The analog is a complex transaction where, rather than working directly with the client, the lawyers wind up working with the project manager. That’s a step toward diminished work—or even getting entirely squeezed out of the relationship.
“Inside the general counsel’s office, the question is, ‘Why do we need these law firms, when it can be done cheaper by a one-stop shop?’” Dentons’ Andrew says.
It works the other way, too. When firms assign out work to vendors like the Big Four, the client has no control over them. For Matthew Fawcett, general counsel at Fortune 500 cloud services company NetApp, that’s a concern.
“I always prefer my partners, my providers, to be accountable to me,” he says.
Fawcett already uses big accounting firms for quasi legal work like “subsidiary management”—ensuring the company’s units around the world are in compliance with local laws. But as they increase their scope, he expects they will become appealing options precisely because of their ability to deliver a comprehensive suite of services. Both litigation and M&A, with their unpredictable timing and costs, are areas where the scale and efficiency of a single provider trump the cost efficiencies that sometimes come from disaggregation.
“Law firms will have to think of themselves in a more differentiated way in order to keep capturing this work,” he says.
But are they doing so? The American Lawyer approached a range of international law firms to gauge their level of concern. Predictably, those leaders who responded were neither cowering with fear at the imminent implosion of their businesses nor glibly asserting they had never considered the Big Four as rivals and never would. Instead, the common thread was an awareness of the growing ambitions of the Big Four balanced with a conviction that the market—even as it tightens—has room for everyone.
“The starting point for us, really, is that if you look at our U.S. and global tax practice, we’ve been competing with the Big Four ever since I started 30 years ago,” says Baker McKenzie’s Paul Rawlinson, currently on leave from his role as global chair of the firm. He agrees that the Big Four are undoubtedly looking to expand into traditional legal offerings, highlighting complex international restructurings that require lawyers in 40 to 50 jurisdictions.
“There are two parts to this: legal and consulting,” he explains. “They’re moving into the former, and we’ve moved into the latter.”
Likewise, the leaders of global employment boutique Littler Mendelson see direct competition when it comes to advising companies on structuring employment arrangements. But they don’t expect a clash over the firm’s other core work on disputes, collective bargaining and labor relations matters.

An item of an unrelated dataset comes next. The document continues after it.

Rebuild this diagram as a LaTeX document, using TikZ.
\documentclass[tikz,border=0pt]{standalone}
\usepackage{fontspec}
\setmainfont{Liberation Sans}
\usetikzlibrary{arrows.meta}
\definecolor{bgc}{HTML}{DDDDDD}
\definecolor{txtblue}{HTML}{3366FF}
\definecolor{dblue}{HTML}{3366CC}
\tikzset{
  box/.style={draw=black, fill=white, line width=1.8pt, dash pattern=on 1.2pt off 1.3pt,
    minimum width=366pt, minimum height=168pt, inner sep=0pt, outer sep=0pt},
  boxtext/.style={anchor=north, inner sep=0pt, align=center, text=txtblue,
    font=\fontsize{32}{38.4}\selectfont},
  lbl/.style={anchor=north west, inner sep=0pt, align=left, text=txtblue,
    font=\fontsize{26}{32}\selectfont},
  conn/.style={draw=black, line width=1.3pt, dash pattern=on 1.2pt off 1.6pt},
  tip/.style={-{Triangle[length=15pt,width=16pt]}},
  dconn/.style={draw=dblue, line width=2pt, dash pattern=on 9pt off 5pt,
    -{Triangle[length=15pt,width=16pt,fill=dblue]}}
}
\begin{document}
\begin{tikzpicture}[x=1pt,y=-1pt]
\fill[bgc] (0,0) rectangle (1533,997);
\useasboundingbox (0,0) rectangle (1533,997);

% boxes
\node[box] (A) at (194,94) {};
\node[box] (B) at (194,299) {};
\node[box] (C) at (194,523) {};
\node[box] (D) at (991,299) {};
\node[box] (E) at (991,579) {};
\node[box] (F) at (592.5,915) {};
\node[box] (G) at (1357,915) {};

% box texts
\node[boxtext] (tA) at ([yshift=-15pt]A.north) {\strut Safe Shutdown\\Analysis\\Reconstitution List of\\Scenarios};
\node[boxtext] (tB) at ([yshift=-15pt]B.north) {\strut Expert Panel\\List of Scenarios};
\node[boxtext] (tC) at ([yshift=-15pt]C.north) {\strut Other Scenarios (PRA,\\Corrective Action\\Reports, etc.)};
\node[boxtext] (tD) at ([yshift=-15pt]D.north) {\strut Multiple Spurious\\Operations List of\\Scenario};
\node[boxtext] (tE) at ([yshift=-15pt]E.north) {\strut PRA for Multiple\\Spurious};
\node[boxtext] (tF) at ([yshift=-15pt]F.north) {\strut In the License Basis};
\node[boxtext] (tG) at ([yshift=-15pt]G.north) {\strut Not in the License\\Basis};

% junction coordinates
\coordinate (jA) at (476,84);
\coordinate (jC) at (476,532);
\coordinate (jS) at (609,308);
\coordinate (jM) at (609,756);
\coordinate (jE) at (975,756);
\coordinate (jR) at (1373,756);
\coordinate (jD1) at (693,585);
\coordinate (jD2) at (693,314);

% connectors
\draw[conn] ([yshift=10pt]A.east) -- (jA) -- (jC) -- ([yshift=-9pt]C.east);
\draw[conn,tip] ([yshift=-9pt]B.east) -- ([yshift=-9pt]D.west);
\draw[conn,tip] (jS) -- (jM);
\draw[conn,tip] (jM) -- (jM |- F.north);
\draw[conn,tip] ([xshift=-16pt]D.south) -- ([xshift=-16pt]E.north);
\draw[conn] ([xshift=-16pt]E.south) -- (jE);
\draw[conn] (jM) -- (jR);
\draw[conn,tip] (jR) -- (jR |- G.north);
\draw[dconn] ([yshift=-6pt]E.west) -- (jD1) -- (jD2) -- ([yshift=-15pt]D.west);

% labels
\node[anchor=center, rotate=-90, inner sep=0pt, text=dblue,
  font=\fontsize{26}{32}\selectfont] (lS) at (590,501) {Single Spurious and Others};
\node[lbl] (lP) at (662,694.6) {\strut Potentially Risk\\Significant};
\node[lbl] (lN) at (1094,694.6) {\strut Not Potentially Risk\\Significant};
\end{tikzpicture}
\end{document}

“I’m confident that there is going to be overlap on [consulting on] structure, not on collective bargaining and litigation. We’re selling localized services; they’re selling from corporate down rather than from localized up,” says Littler co-president and co-managing director Jeremy Roth. “I don’t think they’re going to become law firms, nor are we trying to become full-service consultancy firms.”
Roth also tips his cap to the Big Four and the other global consultancy firms, saying their mastery of client service should be an example to his and other law firms.

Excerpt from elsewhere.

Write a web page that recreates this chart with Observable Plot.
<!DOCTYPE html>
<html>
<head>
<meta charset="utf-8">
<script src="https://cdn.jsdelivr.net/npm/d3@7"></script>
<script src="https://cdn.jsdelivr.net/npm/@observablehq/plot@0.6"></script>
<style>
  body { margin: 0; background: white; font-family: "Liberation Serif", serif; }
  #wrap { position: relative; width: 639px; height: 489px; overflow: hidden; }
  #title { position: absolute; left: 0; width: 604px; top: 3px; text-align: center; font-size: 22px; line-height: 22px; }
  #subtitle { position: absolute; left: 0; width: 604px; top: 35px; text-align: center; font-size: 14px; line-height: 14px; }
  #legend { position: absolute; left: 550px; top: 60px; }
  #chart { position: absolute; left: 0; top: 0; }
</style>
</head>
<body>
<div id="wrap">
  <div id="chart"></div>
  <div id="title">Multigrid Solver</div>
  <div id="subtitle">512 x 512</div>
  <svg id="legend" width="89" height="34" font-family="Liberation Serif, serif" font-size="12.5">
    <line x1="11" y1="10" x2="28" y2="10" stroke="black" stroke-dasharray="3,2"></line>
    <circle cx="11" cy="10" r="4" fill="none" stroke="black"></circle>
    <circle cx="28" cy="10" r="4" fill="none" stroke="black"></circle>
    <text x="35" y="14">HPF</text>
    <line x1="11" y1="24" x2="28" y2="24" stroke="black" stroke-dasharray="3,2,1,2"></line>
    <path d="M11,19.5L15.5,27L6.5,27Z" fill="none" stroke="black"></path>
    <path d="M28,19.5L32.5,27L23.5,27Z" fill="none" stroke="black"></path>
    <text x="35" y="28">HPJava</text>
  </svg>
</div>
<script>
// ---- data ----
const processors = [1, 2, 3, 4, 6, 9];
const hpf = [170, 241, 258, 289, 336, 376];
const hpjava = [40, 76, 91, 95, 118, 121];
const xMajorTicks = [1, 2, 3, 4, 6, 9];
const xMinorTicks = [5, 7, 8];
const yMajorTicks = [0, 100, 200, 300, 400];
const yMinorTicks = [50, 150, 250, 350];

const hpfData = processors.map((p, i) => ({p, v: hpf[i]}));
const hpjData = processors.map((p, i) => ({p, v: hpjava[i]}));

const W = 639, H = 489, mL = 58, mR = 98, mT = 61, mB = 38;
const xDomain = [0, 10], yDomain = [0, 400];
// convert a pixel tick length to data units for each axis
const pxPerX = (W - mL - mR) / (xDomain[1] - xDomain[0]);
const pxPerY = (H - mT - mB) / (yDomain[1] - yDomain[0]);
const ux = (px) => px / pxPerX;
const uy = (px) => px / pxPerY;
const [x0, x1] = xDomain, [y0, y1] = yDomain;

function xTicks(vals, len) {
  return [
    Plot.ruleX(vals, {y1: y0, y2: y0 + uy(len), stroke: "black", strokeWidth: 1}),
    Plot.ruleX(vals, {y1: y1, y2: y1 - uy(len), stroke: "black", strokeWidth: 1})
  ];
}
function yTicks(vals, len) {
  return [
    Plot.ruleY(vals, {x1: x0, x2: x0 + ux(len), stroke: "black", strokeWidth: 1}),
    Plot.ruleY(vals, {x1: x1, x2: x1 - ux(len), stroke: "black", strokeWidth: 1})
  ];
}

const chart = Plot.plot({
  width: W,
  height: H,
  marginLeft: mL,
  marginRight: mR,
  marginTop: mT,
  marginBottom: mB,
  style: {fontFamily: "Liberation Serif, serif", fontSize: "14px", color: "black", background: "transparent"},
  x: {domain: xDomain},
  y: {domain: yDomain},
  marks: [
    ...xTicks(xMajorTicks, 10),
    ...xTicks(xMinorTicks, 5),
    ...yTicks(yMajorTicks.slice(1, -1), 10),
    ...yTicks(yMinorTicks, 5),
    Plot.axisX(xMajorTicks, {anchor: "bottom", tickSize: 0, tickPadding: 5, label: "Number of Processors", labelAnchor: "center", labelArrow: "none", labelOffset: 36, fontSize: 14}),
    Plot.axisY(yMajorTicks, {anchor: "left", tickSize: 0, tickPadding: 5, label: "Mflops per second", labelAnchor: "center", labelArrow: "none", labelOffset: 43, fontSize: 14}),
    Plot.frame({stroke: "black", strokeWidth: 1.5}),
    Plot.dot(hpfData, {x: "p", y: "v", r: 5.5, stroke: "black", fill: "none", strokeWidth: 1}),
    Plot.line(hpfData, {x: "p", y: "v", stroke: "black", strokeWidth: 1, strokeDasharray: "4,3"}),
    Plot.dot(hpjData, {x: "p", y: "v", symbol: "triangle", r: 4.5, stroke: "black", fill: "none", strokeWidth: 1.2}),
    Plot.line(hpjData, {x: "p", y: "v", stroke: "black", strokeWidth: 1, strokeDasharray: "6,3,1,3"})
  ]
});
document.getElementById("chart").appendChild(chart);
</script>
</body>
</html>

“It’s fabulous to have good competitors and, to the extent that we do compete, that will make us better,” he says. “But we’re not particularly concerned about our business model being disrupted at its core.”

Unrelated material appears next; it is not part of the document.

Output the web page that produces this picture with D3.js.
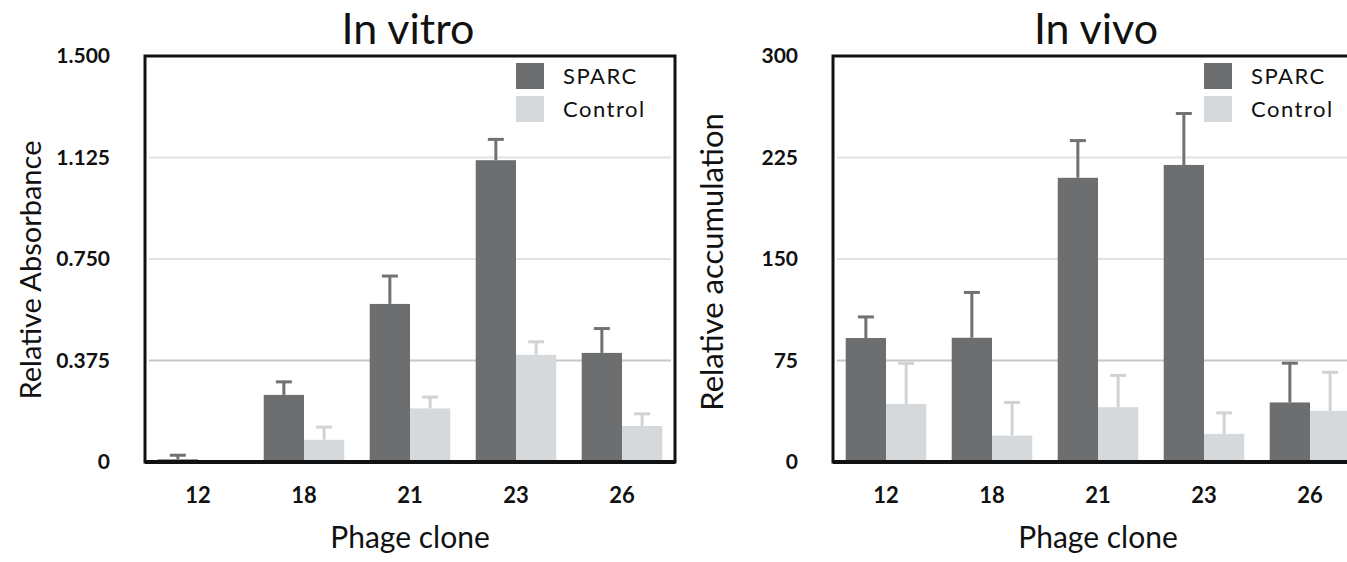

Higher up on the value chain, with a focus on cross-border disputes and transactions, Hogan Lovells’ Immelt also acknowledges the Big Four’s ambitions.
“They are large organizations, significantly larger than any law firm today,” he says. “They’ve got capital to invest. They’re good at tech. They have multiple points of entry into clients—sometimes even upstream from where the general counsel gets involved.
“I don’t see that we’re losing significant assignments to them at this point, but they clearly see the legal business as being attractive. You have to respect them.”
But Immelt anticipates the realities of talent acquisition will act as a bulwark that protects his firm’s market share. That’s the reason, he says, that “most law firms that occupy the space we’re in are not running around in circles waiting for the sky to fall in.”
Immelt’s experience managing attorneys tells him that the best of the bunch want to work with other lawyers in an environment where they can develop professionally, as lawyers. The Big Four can’t provide that, he argues.
“Perhaps over the next 25 years, the next generation of lawyers will feel differently,” he says. “But, in the short run, it will be harder to pull talent out of the law firm.”
To hear the Big Four themselves tell it, they have plenty to offer lawyers looking to take a different path.
“You get into a field where you play alongside other professions. You have consultants, you have auditors, you get to look at client issues from different perspectives. You have exposure to different people that obviously makes it very interesting,” KPMG’s Oberndörfer says. And there’s the growth—with the organization’s German firm growing at 30 percent over the last year, “the chances to advance are very good.”
That doesn’t even mention the firms’ existing revenue streams. “That was the pitch to my buddy,” the young Big Law funds partner says. “‘We have infinite pockets.’ Fifty million dollars to KPMG is a rounding error.”
This financial strength doesn’t paper over some issues facing the Big Four. British regulators are raising alarms about whether they unfairly dominate the market and are raising the specter of breaking up their audit and consulting arms. Australia’s Labor Party in August asked the country’s regulators for a similar inquest. The craftsmen erecting this Trojan horse might have some other concerns on their minds.
“The big problem that the Big Four are facing—why they face calls to split up—is that they are perceived to have moved too far away from a professional mindset to a business mindset,” Empson says. “They’re now under such relentless pressure to grow their business and super-please the client with the range of their service operations that it gets in the way of their professional responsibility to provide assurances through their audits and root out inappropriate behavior.”
That should be a warning to any law firm that might feel it can compete with the Big Four by becoming more like them. Technology-enabled platforms, exemplary client service and global scale may all be admirable goals, but there also are merits to a strategy that plays to legal exceptionalism in a market swelling with new entrants.
Immelt sure thinks so.
“The best protection here is to continue to give clients the right level of legal problem-solving and the right level of engagement,” he says. Only that will ultimately prevent them from “moving to something that’s unproven to protect their organizations from their biggest legal risks or to execute on their biggest transactions.”
If he’s wrong, the consequences won’t be as dire as the sack of Troy, where “blood ran in torrents, drenched was all the earth,” as the epic Greek poet Quintus of Smyrna described the scene. But all the same, no one in Big Law should be sleeping on the threat, lest they wake up to find their walled city overrun.